- [PROVIDED RECORDS]:
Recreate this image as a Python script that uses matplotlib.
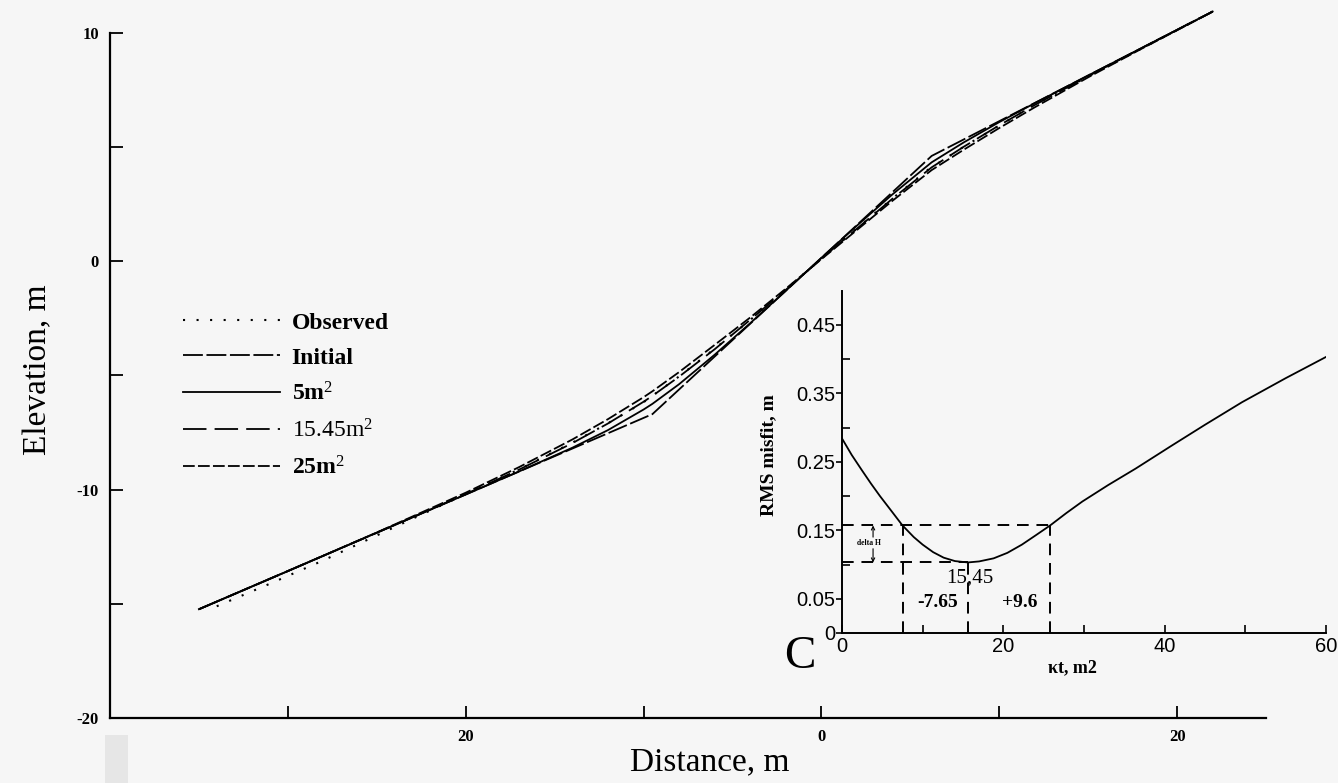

--

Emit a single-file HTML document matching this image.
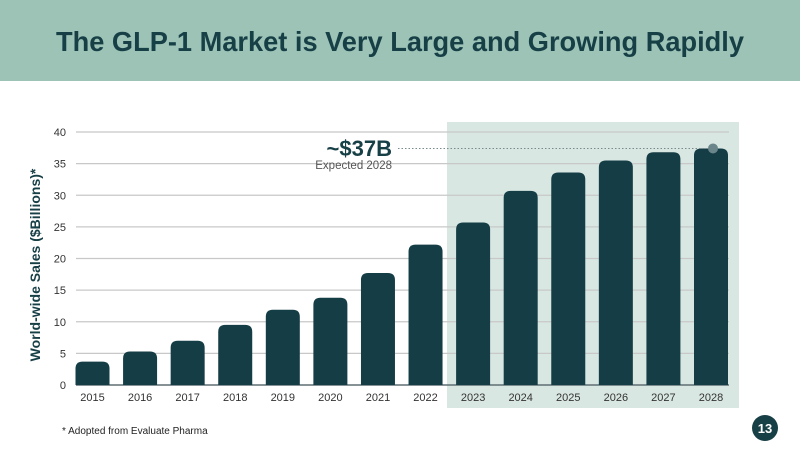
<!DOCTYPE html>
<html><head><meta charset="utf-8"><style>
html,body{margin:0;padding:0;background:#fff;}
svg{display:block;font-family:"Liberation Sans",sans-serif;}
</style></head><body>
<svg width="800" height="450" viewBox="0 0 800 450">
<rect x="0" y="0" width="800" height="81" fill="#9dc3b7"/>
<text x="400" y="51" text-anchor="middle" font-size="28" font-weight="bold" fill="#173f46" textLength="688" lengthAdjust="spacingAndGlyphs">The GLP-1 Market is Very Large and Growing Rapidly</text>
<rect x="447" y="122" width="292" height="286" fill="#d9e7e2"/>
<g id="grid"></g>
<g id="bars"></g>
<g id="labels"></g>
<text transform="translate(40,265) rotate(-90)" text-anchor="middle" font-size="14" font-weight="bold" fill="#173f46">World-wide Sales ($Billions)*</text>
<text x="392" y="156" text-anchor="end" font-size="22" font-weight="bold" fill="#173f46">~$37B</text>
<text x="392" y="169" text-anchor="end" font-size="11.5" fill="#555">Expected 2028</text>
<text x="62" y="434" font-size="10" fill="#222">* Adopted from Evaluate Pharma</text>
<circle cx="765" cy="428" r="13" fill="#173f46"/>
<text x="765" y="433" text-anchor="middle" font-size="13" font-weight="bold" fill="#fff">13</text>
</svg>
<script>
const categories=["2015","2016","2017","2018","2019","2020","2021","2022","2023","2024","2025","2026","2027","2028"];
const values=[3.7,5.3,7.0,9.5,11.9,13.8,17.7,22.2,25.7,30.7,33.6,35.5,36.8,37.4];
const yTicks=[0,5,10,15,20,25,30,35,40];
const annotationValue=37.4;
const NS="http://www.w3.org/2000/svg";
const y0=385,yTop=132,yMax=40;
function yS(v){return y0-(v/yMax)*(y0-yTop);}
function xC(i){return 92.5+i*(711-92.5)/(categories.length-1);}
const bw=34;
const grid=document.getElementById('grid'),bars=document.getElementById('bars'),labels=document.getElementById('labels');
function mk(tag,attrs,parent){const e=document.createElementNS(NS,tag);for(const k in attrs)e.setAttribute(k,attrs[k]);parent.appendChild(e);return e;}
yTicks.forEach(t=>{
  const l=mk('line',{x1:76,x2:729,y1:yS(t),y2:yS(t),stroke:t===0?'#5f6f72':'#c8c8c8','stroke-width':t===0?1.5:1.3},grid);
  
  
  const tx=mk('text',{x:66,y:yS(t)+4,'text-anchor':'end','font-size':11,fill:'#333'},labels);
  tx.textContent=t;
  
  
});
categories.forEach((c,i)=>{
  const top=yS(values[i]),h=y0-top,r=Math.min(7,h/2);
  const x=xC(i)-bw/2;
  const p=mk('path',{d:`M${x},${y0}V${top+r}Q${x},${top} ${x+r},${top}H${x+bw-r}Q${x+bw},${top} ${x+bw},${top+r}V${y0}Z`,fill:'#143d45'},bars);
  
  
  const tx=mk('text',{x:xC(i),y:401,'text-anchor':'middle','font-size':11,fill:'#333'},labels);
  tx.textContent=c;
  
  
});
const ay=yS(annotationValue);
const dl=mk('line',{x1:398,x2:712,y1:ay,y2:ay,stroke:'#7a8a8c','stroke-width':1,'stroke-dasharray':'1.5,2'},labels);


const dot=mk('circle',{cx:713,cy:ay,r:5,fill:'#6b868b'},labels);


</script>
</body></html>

- [PROBLEM]:
Scan the material above for the string "script" and return the lines that hold it.

- [WRITTEN ANSWER]:
Recreate this image as a Python script that uses matplotlib.
<script>
</script>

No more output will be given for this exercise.